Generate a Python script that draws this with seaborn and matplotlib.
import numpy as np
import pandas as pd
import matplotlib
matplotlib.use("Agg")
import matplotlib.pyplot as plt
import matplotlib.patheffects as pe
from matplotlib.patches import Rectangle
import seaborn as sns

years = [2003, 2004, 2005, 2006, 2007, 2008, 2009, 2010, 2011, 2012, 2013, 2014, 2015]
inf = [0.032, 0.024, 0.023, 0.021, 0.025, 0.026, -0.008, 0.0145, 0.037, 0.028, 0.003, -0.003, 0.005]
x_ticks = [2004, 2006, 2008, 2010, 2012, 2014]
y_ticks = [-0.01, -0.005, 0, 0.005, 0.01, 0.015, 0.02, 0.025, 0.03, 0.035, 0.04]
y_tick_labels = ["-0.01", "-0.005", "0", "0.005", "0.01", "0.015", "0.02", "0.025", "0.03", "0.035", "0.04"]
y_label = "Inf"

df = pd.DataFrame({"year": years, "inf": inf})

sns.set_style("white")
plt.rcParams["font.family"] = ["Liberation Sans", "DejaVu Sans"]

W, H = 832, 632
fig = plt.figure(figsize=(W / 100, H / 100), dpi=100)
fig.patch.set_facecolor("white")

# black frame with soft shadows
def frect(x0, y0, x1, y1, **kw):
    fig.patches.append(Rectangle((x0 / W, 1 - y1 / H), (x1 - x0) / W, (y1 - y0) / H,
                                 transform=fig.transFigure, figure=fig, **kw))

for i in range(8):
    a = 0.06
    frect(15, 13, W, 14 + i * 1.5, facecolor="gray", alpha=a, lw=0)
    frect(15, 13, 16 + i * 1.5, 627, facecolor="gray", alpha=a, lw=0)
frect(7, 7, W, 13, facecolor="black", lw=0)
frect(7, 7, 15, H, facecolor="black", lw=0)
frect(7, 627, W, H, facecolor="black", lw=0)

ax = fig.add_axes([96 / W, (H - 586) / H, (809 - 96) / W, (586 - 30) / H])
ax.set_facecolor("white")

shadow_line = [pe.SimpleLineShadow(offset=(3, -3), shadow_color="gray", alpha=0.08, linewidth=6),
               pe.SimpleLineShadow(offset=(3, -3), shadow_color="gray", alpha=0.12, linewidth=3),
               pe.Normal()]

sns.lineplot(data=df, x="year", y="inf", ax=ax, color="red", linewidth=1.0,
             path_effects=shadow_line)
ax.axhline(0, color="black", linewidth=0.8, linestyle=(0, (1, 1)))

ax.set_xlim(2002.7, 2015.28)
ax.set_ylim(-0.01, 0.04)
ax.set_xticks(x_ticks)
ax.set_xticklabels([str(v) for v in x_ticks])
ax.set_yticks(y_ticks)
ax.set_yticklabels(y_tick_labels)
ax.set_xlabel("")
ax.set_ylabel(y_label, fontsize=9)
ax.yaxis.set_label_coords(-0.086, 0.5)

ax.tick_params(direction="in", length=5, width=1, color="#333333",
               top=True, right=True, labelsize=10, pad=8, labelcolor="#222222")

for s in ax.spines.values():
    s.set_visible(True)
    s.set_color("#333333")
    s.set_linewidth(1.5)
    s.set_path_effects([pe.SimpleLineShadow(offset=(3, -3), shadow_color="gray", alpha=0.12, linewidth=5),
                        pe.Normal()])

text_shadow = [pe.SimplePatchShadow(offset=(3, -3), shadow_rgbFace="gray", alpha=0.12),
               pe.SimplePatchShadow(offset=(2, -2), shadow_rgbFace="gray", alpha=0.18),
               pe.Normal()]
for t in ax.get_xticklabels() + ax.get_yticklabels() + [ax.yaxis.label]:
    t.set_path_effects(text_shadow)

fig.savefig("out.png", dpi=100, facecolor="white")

————————

▶ [Exercise]
Work out how many lines above contain the word "with". Give only the number.

▶ [Finished answer]
2